[Start]

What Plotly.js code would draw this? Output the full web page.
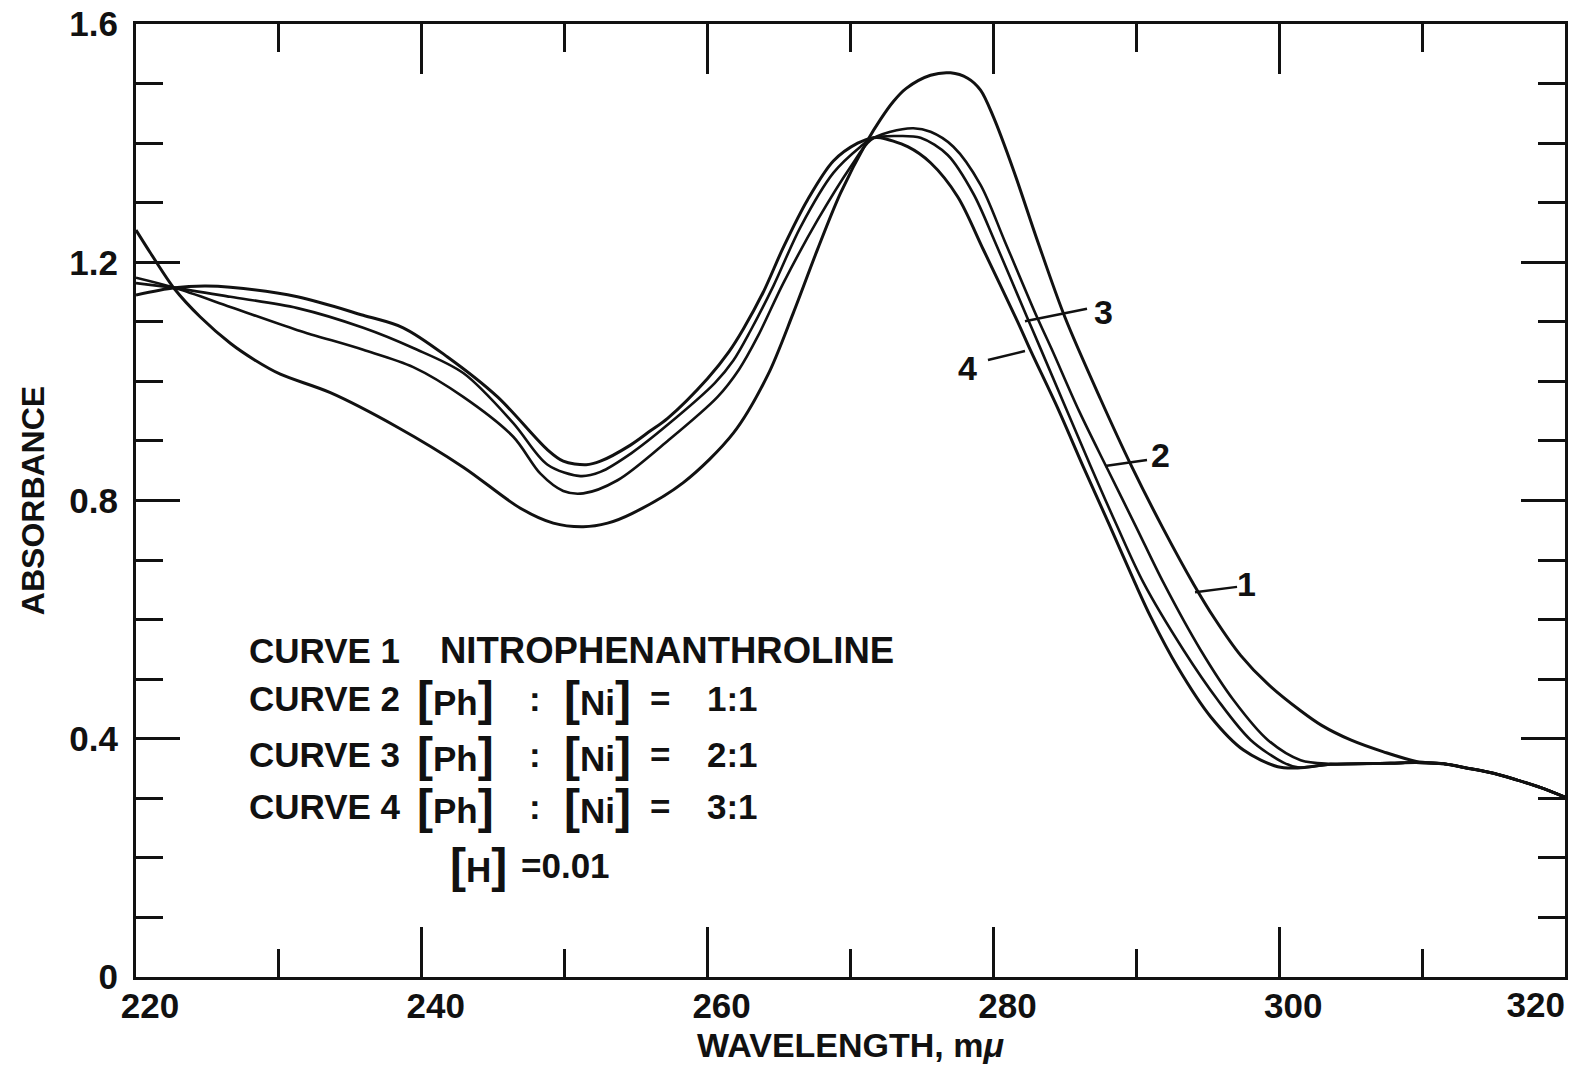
<!DOCTYPE html>
<html>
<head>
<meta charset="utf-8">
<script src="https://cdn.plot.ly/plotly-3.0.1.min.js"></script>
<style>html,body{margin:0;padding:0;background:#fff;}#chart{width:1580px;height:1071px;}</style>
</head>
<body>
<div id="chart"></div>
<script>
// ---- data (absorbance vs wavelength, mμ) ----
const curve1X = [220, 221, 222.7, 224.5, 226.6, 228.3, 230.1, 233.6, 238.3, 242.9, 246.9, 249.2, 251.3, 253, 254.7, 258.3, 261.8, 264.2, 266.0, 267.7, 269.3, 271.2, 272.1, 273.0, 273.9, 275.6, 277.0, 278.2, 279.1, 280.0, 281.4, 283.1, 285.0, 287.5, 289.7, 291.9, 294.0, 295.5, 297.3, 299.2, 301.5, 303.0, 305.0, 307.3, 309.6, 311.5, 313.1, 315, 316.6, 318.3, 320];
const curve1Y = [1.254, 1.216, 1.155, 1.108, 1.064, 1.036, 1.012, 0.981, 0.923, 0.856, 0.787, 0.762, 0.756, 0.762, 0.778, 0.830, 0.913, 1.010, 1.115, 1.222, 1.316, 1.405, 1.440, 1.470, 1.492, 1.514, 1.518, 1.509, 1.489, 1.444, 1.355, 1.235, 1.108, 0.970, 0.856, 0.752, 0.660, 0.601, 0.540, 0.492, 0.447, 0.422, 0.398, 0.378, 0.362, 0.358, 0.351, 0.342, 0.331, 0.318, 0.302];

const curve2X = [220, 222.7, 226.6, 231.3, 235.9, 239.4, 242.9, 246.4, 248.3, 249.9, 251.3, 253.7, 257.2, 260.7, 262.2, 263.5, 265.3, 267.7, 270.0, 271.4, 272.8, 274.4, 275.6, 277.2, 279.1, 280.8, 283.05, 284.1, 286.0, 288.0, 290.0, 291.9, 294.5, 296.8, 299.2, 301.5, 303.6, 307.8, 309.6, 311.5, 313.1, 315, 316.6, 318.3, 320];
const curve2Y = [1.174, 1.157, 1.125, 1.086, 1.053, 1.024, 0.974, 0.907, 0.845, 0.816, 0.812, 0.834, 0.900, 0.974, 1.020, 1.075, 1.165, 1.271, 1.360, 1.405, 1.419, 1.425, 1.419, 1.394, 1.330, 1.235, 1.108, 1.053, 0.950, 0.852, 0.755, 0.662, 0.549, 0.465, 0.398, 0.364, 0.358, 0.359, 0.360, 0.358, 0.351, 0.342, 0.331, 0.318, 0.302];

const curve3X = [220, 222.7, 226.6, 231.3, 235.9, 239.4, 242.9, 246.4, 248.8, 251.1, 252.5, 254.7, 257.2, 260.5, 261.8, 263.0, 264.6, 266.5, 268.8, 270.7, 271.6, 273.3, 274.9, 276.8, 278.6, 280.1, 282.35, 283.3, 286.8, 288.6, 290.5, 293.3, 295.7, 298.0, 300.3, 301.3, 303.6, 307.8, 309.6, 311.5, 313.1, 315, 316.6, 318.3, 320];
const curve3Y = [1.165, 1.157, 1.142, 1.123, 1.090, 1.056, 1.014, 0.930, 0.860, 0.841, 0.848, 0.880, 0.927, 0.997, 1.035, 1.085, 1.160, 1.259, 1.350, 1.394, 1.409, 1.412, 1.409, 1.380, 1.315, 1.235, 1.108, 1.055, 0.858, 0.760, 0.662, 0.549, 0.465, 0.398, 0.360, 0.352, 0.357, 0.359, 0.360, 0.358, 0.351, 0.342, 0.331, 0.318, 0.302];

const curve4X = [220, 222.7, 224.8, 226.6, 231.3, 235.9, 238.7, 241.8, 245.3, 248.8, 249.9, 251.5, 252.5, 254.6, 256.0, 257.2, 260.0, 261.5, 262.5, 263.9, 265.3, 267.0, 268.8, 270.5, 271.6, 272.1, 274.0, 275.6, 277.5, 279.3, 281.7, 282.6, 284.5, 286.3, 288.1, 289.9, 291.0, 292.9, 295.2, 297.5, 299.9, 301.3, 303.6, 307.8, 309.6, 311.5, 313.1, 315, 316.6, 318.3, 320];
const curve4Y = [1.145, 1.157, 1.160, 1.158, 1.142, 1.111, 1.090, 1.041, 0.974, 0.885, 0.866, 0.860, 0.866, 0.893, 0.917, 0.938, 1.005, 1.050, 1.088, 1.150, 1.225, 1.305, 1.370, 1.400, 1.409, 1.409, 1.394, 1.367, 1.310, 1.221, 1.100, 1.052, 0.955, 0.856, 0.760, 0.662, 0.605, 0.520, 0.437, 0.381, 0.353, 0.351, 0.357, 0.359, 0.360, 0.358, 0.351, 0.342, 0.331, 0.318, 0.302];

const curveNames = ["Curve 1", "Curve 2", "Curve 3", "Curve 4"];
const xTickVals = [220, 240, 260, 280, 300, 320];
const xTickText = ["220", "240", "260", "280", "300", ""];
const xEdgeTickVals = [320];
const xEdgeTickText = ["320"];
const yTickVals = [0, 0.4, 0.8, 1.2, 1.6];
const yTickText = ["0", "0.4", "0.8", "1.2", "1.6"];

const FONT = "'Liberation Sans', Arial, sans-serif";
const INK = "#111";
const W = "bold";

function curve(x, y, name, w) {
  return {x: x, y: y, name: name, type: "scatter", mode: "lines",
    line: {color: INK, width: w, shape: "spline", smoothing: 0.9}, hoverinfo: "x+y+name"};
}
const traces = [
  curve(curve1X, curve1Y, curveNames[0], 3),
  curve(curve2X, curve2Y, curveNames[1], 2.6),
  curve(curve3X, curve3Y, curveNames[2], 2.6),
  curve(curve4X, curve4Y, curveNames[3], 3),
  {x: [], y: [], xaxis: "x2", yaxis: "y", type: "scatter", mode: "lines", showlegend: false, hoverinfo: "skip"}
];

// legend text block
const big = s => '<span style="font-size:48px">' + s + '</span>';
const br = s => big('[') + s + big(']');
const rows = [
  {y: 0.549, c: "CURVE 1", rest: "NITROPHENANTHROLINE"},
  {y: 0.468, c: "CURVE 2", ratio: "1:1"},
  {y: 0.374, c: "CURVE 3", ratio: "2:1"},
  {y: 0.287, c: "CURVE 4", ratio: "3:1"}
];
const ann = [];
function txt(x, y, t, xa, size) {
  ann.push({x: x, y: y, xref: "x", yref: "y", text: t, showarrow: false, xanchor: xa || "left", yanchor: "middle",
    font: {family: FONT, size: size || 35, color: INK, weight: W}});
}
rows.forEach(r => {
  txt(227.8, r.y, r.c);
  if (r.rest) { txt(241.1, r.y, r.rest, "left", 36.5); }
  else {
    txt(239.5, r.y, br("Ph"));
    txt(247.9, r.y, ":", "center");
    txt(249.8, r.y, br("Ni"));
    txt(256.7, r.y, "=", "center");
    txt(259.8, r.y, r.ratio);
  }
});
txt(241.8, 0.188, br("H"));
txt(246.8, 0.188, "=0.01");

// curve number labels with leader lines
const labels = [
  {t: "1", x: 297.7, y: 0.660, lx: [294.11, 297.05], ly: [0.646, 0.655]},
  {t: "2", x: 291.7, y: 0.876, lx: [287.81, 290.75], ly: [0.858, 0.868]},
  {t: "3", x: 287.7, y: 1.117, lx: [282.21, 286.55], ly: [1.101, 1.122]},
  {t: "4", x: 278.2, y: 1.023, lx: [279.62, 282.21], ly: [1.036, 1.051]}
];
const shapes = [];
labels.forEach(l => {
  ann.push({x: l.x, y: l.y, xref: "x", yref: "y", text: l.t, showarrow: false, xanchor: "center", yanchor: "middle", font: {family: FONT, size: 34, color: INK, weight: W}});
  shapes.push({type: "line", xref: "x", yref: "y", x0: l.lx[0], y0: l.ly[0], x1: l.lx[1], y1: l.ly[1], line: {color: INK, width: 2.5}});
});

const tickFont = {family: FONT, size: 35, color: INK, weight: W};
const layout = {
  width: 1580, height: 1071,
  margin: {l: 136, r: 15, t: 24, b: 94},
  paper_bgcolor: "#fff", plot_bgcolor: "#fff",
  showlegend: false,
  font: {family: FONT, color: INK},
  xaxis: {
    range: [220, 320], tickvals: xTickVals, ticktext: xTickText, ticks: "inside", ticklen: 50, tickwidth: 3, tickcolor: INK,
    minor: {dtick: 10, tick0: 220, ticks: "inside", ticklen: 28, tickwidth: 3, tickcolor: INK, showgrid: false},
    showline: true, linewidth: 3, linecolor: INK, mirror: "ticks", showgrid: false, zeroline: false,
    tickfont: tickFont, ticklabelstandoff: -4, ticklabelshift: 14,
    title: {text: "WAVELENGTH, m<i>μ</i>", font: {family: FONT, size: 34, color: INK, weight: W}, standoff: 10}
  },
  xaxis2: {
    overlaying: "x", anchor: "y", side: "bottom", range: [220, 320],
    tickvals: xEdgeTickVals, ticktext: xEdgeTickText, ticks: "", showline: false, showgrid: false, zeroline: false,
    ticklabelposition: "outside left", ticklabelshift: 0, ticklabelstandoff: 4, tickfont: tickFont
  },
  yaxis: {
    range: [0, 1.6], tickvals: yTickVals, ticktext: yTickText, ticks: "inside", ticklen: 44, tickwidth: 3, tickcolor: INK,
    minor: {dtick: 0.1, tick0: 0, ticks: "inside", ticklen: 27, tickwidth: 3, tickcolor: INK, showgrid: false},
    showline: true, linewidth: 3, linecolor: INK, mirror: "ticks", showgrid: false, zeroline: false,
    tickfont: tickFont, ticklabelstandoff: 8,
    title: {text: "ABSORBANCE", font: {family: FONT, size: 32, color: INK, weight: W}, standoff: 16}
  },
  annotations: ann,
  shapes: shapes
};

Plotly.newPlot("chart", traces, layout, {displayModeBar: false, staticPlot: true});
</script>
</body>
</html>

[End]

» **DO THIS**
Repeat, exactly and in full, each line from the start of the data to the line that contains "0.362, 0.358, 0.351, 0.342, 0.331, 0.318, 0.302];". Pictures do not go in.

» **EXPECTED ANSWER**
What Plotly.js code would draw this? Output the full web page.
<!DOCTYPE html>
<html>
<head>
<meta charset="utf-8">
<script src="https://cdn.plot.ly/plotly-3.0.1.min.js"></script>
<style>html,body{margin:0;padding:0;background:#fff;}#chart{width:1580px;height:1071px;}</style>
</head>
<body>
<div id="chart"></div>
<script>
// ---- data (absorbance vs wavelength, mμ) ----
const curve1X = [220, 221, 222.7, 224.5, 226.6, 228.3, 230.1, 233.6, 238.3, 242.9, 246.9, 249.2, 251.3, 253, 254.7, 258.3, 261.8, 264.2, 266.0, 267.7, 269.3, 271.2, 272.1, 273.0, 273.9, 275.6, 277.0, 278.2, 279.1, 280.0, 281.4, 283.1, 285.0, 287.5, 289.7, 291.9, 294.0, 295.5, 297.3, 299.2, 301.5, 303.0, 305.0, 307.3, 309.6, 311.5, 313.1, 315, 316.6, 318.3, 320];
const curve1Y = [1.254, 1.216, 1.155, 1.108, 1.064, 1.036, 1.012, 0.981, 0.923, 0.856, 0.787, 0.762, 0.756, 0.762, 0.778, 0.830, 0.913, 1.010, 1.115, 1.222, 1.316, 1.405, 1.440, 1.470, 1.492, 1.514, 1.518, 1.509, 1.489, 1.444, 1.355, 1.235, 1.108, 0.970, 0.856, 0.752, 0.660, 0.601, 0.540, 0.492, 0.447, 0.422, 0.398, 0.378, 0.362, 0.358, 0.351, 0.342, 0.331, 0.318, 0.302];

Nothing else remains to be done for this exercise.